Whether there is any basis for these people to make such statements about not having common sense is a separate debate. In true sense, it's purely about maintaining a one-upmanship.
9) Personal and common social experience is limited
You might think common sense is uncommon these days because it doesn't fall in the realm of what you define as common sense. For someone else, they could be perfectly practicing common sense. Considering that common sense is an outcome and a blend of social experience and personal circumstances, it is, at the end of the day, limited. Why do we not have any common sense related to what to do on Mars or how to deal with ultra sonic radiation? That's because mankind is still not exposed to that sort of social experience. And hence, common or uncommon sense in that domain is left undefined.

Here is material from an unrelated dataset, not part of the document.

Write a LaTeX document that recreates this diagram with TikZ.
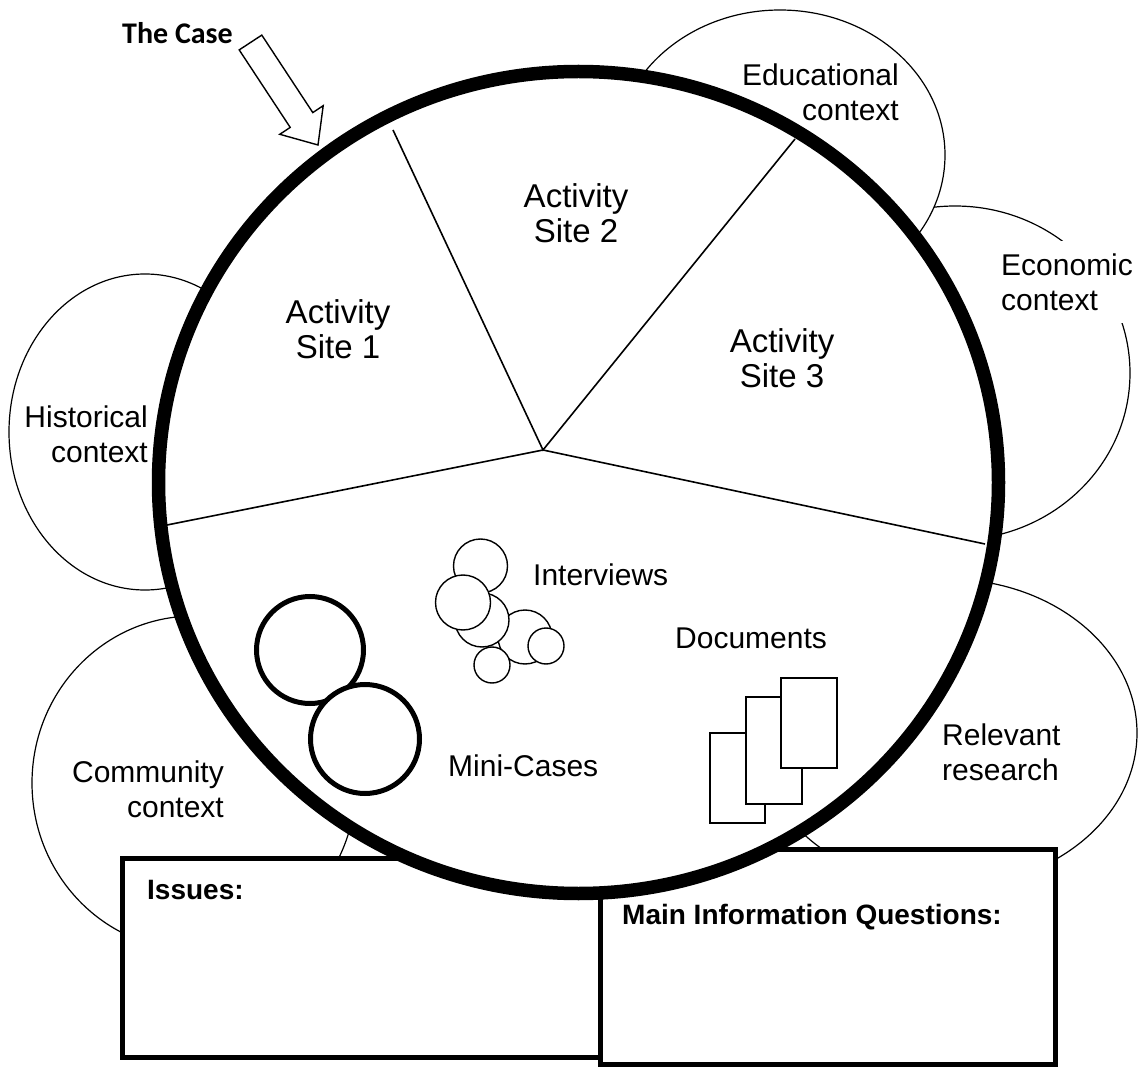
\documentclass[tikz,border=0pt]{standalone}
\usepackage{fontspec}
\setmainfont{Liberation Sans}
\newfontfamily\calibfont{Carlito}
\usetikzlibrary{calc}
\begin{document}
\begin{tikzpicture}[x=1pt,y=-1pt,
  cloudline/.style={draw, fill=white, line width=1.2pt},
  ctxlabel/.style={font=\fontsize{30}{35}\selectfont, inner sep=0pt},
  sitelabel/.style={font=\fontsize{33}{35}\selectfont, align=center, inner sep=0pt},
  itemlabel/.style={font=\fontsize{30}{35}\selectfont, inner sep=0pt, anchor=west},
  boxlabel/.style={font=\bfseries\fontsize{28}{32}\selectfont, inner sep=0pt, anchor=west},
  framebox/.style={draw, fill=white, line width=5pt, inner sep=0pt, outer sep=0pt, anchor=north west},
  sectorline/.style={line width=1.6pt},
  ivcircle/.style={circle, draw, fill=white, line width=1.4pt, inner sep=0pt, outer sep=0pt},
  minicase/.style={circle, draw, fill=white, line width=5pt, inner sep=0pt, outer sep=0pt},
  docsheet/.style={draw, fill=white, line width=1.4pt, inner sep=0pt, outer sep=0pt, anchor=north west},
  casearrow/.style={draw, fill=white, line width=1.4pt, line join=miter},
]
\useasboundingbox (0,0) rectangle (1144,1067);

% context clouds
\draw[cloudline] (955,373) ellipse [x radius=175pt, y radius=167pt];
\draw[cloudline] (780,155) ellipse [x radius=165pt, y radius=145pt];
\draw[cloudline] (145,432) ellipse [x radius=136pt, y radius=158pt];
\draw[cloudline] (194,783) ellipse [x radius=162pt, y radius=167pt];
\draw[cloudline] (947,733) ellipse [x radius=190pt, y radius=154pt];

\node[ctxlabel, align=right, anchor=east] (edu) at (899,92) {Educational\\context};
\node[ctxlabel, align=left, anchor=west, fill=white, inner sep=12pt] (eco) at (989,282) {Economic\\context};
\node[ctxlabel, align=right, anchor=east] (his) at (148,434) {Historical\\context};
\node[ctxlabel, align=right, anchor=east] (com) at (224,789) {Community\\context};
\node[ctxlabel, align=left, anchor=west] (rel) at (942,752) {Relevant\\research};

% bottom frames
\node[framebox, minimum width=478pt, minimum height=199pt] (issues) at (122,858) {};
\node[framebox, minimum width=455pt, minimum height=215pt] (mainq) at (600,849) {};

% the case
\coordinate (casecentre) at (578.5,482.5);
\draw[line width=13.5pt, fill=white] (casecentre) ellipse [x radius=420pt, y radius=411pt];

% sectors
\coordinate (hub) at (543,450);
\coordinate (rimA) at (393,130);
\coordinate (rimB) at (795,139);
\coordinate (rimC) at (985,544);
\coordinate (rimD) at (167,525);
\draw[sectorline] (rimA) -- (hub) -- (rimB);
\draw[sectorline] (rimD) -- (hub) -- (rimC);

\node[sitelabel] (site1) at (338,329) {Activity\\Site 1};
\node[sitelabel] (site2) at (576,213) {Activity\\Site 2};
\node[sitelabel] (site3) at (782,358) {Activity\\Site 3};

% The Case arrow
\node[font=\calibfont\bfseries\fontsize{30}{34}\selectfont, inner sep=0pt, anchor=west] (thecase) at (122,33) {The Case};
\draw[casearrow] (239.2,49.9) -- (261.8,35.1) -- (312.8,112.6) -- (323.2,105.7) -- (318,145) -- (279.8,134.3) -- (290.2,127.4) -- cycle;

% interviews
\node[ivcircle, minimum size=54pt] (iv4) at (525,637) {};
\node[ivcircle, minimum size=54pt] (iv3) at (482,620) {};
\node[ivcircle, minimum size=54pt] (iv1) at (480.5,566) {};
\node[ivcircle, minimum size=55pt] (iv2) at (463,602.5) {};
\node[ivcircle, minimum size=36pt] (iv6) at (492,665) {};
\node[ivcircle, minimum size=36pt] (iv5) at (546,646) {};
\node[itemlabel] (intv) at (533,575) {Interviews};

% mini-cases
\node[minicase, minimum size=107pt] (mc1) at (310,650) {};
\node[minicase, minimum size=109pt] (mc2) at (365,739) {};
\node[itemlabel] (mini) at (448,766) {Mini-Cases};

% documents
\node[docsheet, minimum width=55pt, minimum height=90pt] (doc1) at (710,733) {};
\node[docsheet, minimum width=56pt, minimum height=107pt] (doc2) at (746,697) {};
\node[docsheet, minimum width=56pt, minimum height=90pt] (doc3) at (781,678) {};
\node[itemlabel] (docs) at (675,638) {Documents};

% frame labels
\node[boxlabel] (issuelbl) at (147,890) {Issues:};
\node[boxlabel] (mainlbl) at (622,917) {Main Information Questions:};
\end{tikzpicture}
\end{document}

10) People have realized that there may not be anything like a sense which is 'common'
As political intrigues in the world increase, as nations face a backlash with crumbling economic situations, as generation gaps and social landscapes change and as the waters of the Arctic start melting to eventually drown the world, people are slowly realizing that there is nothing like common sense, forget common sense being uncommon. The purpose with which common sense came into being can now be replaced by gathering empirical and statistical data on big issues like "Should the US go to war with Iraq?" And for smaller, trivial daily decision making, an open, objective, bias free mental makeup must be conceived. This would replace the need for common sense to exist.